Bal Raj Tuli, J.
1. This Judgment will be read in four connected appealsunder Clause 10 of the Letters Patent (L. P. A. No. 500 of 1969 Devinder Singh v. Smt. Shiv Kaur and other, L.P. A. No. 501 of 1969. Devinder Singh v. Kapur Singh and others, L. P. A. No. 25 of 1970, Devinder Singh v. Smt. Shiv Kaur and others and L. P. A. No. 26 of 1970, Devinder Singh v. Kapur Singh and others), which have arisen out of two suits filed by Devinder Singh against the respondents and which were consolidated. L. P. A. No. 500 of 1969 was filed against the judgment of the learned Single Judge dated September 24, 1969, deciding R. S. A. 1350 of 1969. There was some typographical mistake in the said judgment and for the correction of the same an application under Section 151 of the Code of Civil Procedure was filed, which was allowed by the learned Single Judge on November 28. 1969, with the result that the judgment was corrected. L. P. A. No. 25 of 1970 was then filed against the judgment of the learned Single Judge dated September 24, 1969, as amended on November 28, 1969. In substance both the appeals are against the same judgment. Similar is the case with regard to L. P. A. No. 501 of 1969 and L. P. A. No. 26 of 1970.

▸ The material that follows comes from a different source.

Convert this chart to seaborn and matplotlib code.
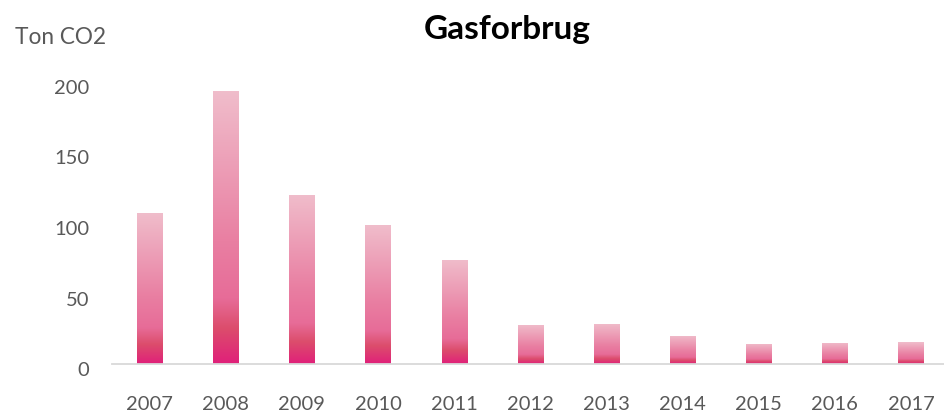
import numpy as np
import pandas as pd
import matplotlib
matplotlib.use("Agg")
import matplotlib.pyplot as plt
from matplotlib.colors import LinearSegmentedColormap
from matplotlib.transforms import ScaledTranslation
import seaborn as sns

# data
years = ["2007", "2008", "2009", "2010", "2011", "2012",
         "2013", "2014", "2015", "2016", "2017"]
ton_co2 = [107, 193.5, 120, 98.5, 74, 28, 28.5, 20, 14.5, 15, 15.5]
yticks = [0, 50, 100, 150, 200]

df = pd.DataFrame({"aar": years, "ton": ton_co2})

sns.set_theme(style="white")
plt.rcParams["font.family"] = ["Lato", "DejaVu Sans"]

grey = "#595959"

fig = plt.figure(figsize=(9.44, 4.14), dpi=100)
# axes placed in pixel terms
ax = fig.add_axes([111.5 / 944, 49 / 414, (944 - 111.5) / 944, 282 / 414])

sns.barplot(data=df, x="aar", y="ton", ax=ax, width=0.33,
            color="#E8799F", saturation=1)

# gradient fill for each bar (light pink top -> deep pink bottom)
grad = LinearSegmentedColormap.from_list(
    "gas", [(0.0, "#E0207A"), (0.13, "#DC4D6C"), (0.24, "#E76C98"),
            (0.45, "#E97FA2"), (1.0, "#F0BDCB")])
gimg = np.linspace(0, 1, 256).reshape(-1, 1)
for p in ax.patches:
    x0, y0 = p.get_x(), p.get_y()
    w, h = p.get_width(), p.get_height()
    p.set_facecolor("none")
    p.set_edgecolor("none")
    im = ax.imshow(gimg, cmap=grad, origin="lower", aspect="auto",
                   extent=[x0, x0 + w, y0, y0 + h], zorder=2)
    im.set_clip_path(p)

ax.set_xlim(-0.5, 10.433)
ax.set_ylim(0, 200)
ax.set_yticks(yticks)
ax.set_xlabel("")
ax.set_ylabel("")

for s in ["left", "right", "top"]:
    ax.spines[s].set_visible(False)
ax.spines["bottom"].set_color("#D9D9D9")
ax.spines["bottom"].set_linewidth(1.3)
ax.grid(False)

ax.tick_params(axis="both", length=0, labelsize=14.5, labelcolor=grey)
ax.tick_params(axis="y", pad=16)
ax.tick_params(axis="x", pad=22)

# y labels sit a little below their values in the original
shift = ScaledTranslation(0, -4 / 100, fig.dpi_scale_trans)
for lab in ax.get_yticklabels():
    lab.set_transform(lab.get_transform() + shift)

fig.text(507 / 944, 1 - 29 / 414, "Gasforbrug", ha="center", va="center",
         fontsize=24, fontweight="bold", color="black")
fig.text(15 / 944, 1 - 38 / 414, "Ton CO2", ha="left", va="center",
         fontsize=16.3, color=grey)

fig.savefig("out.png", dpi=100)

2. The facts are not in dispute and can be stated in a short compass. Devinder Singh is the son of Bhagat Singh who died in Pakistan. He was a minor in 1957 and his mother Smt. Dalbir Kaur sold 48 Kanals of land belonging to the minor situate in village Dhogri, tahsil and district Jullundur, to Smt. Shiv Kaur and Smt. Kartar Kaur for a sum of Rs. 7000/-on November 29, 1957. The vendees sold 10 Marias of land to defendant 5 (Khu-shia son of Nathu) and Smt. Kartar Kaur sold another piece of land measuring 10 Marias in favour of defendant 4 (Parkash son of Tulsi). These subsequent vendees were made defendants to the suit. The number of the suit in respect of the land sold in favour of Smt. Shiv Kaur and Kartar Kaur was 63 of 1967.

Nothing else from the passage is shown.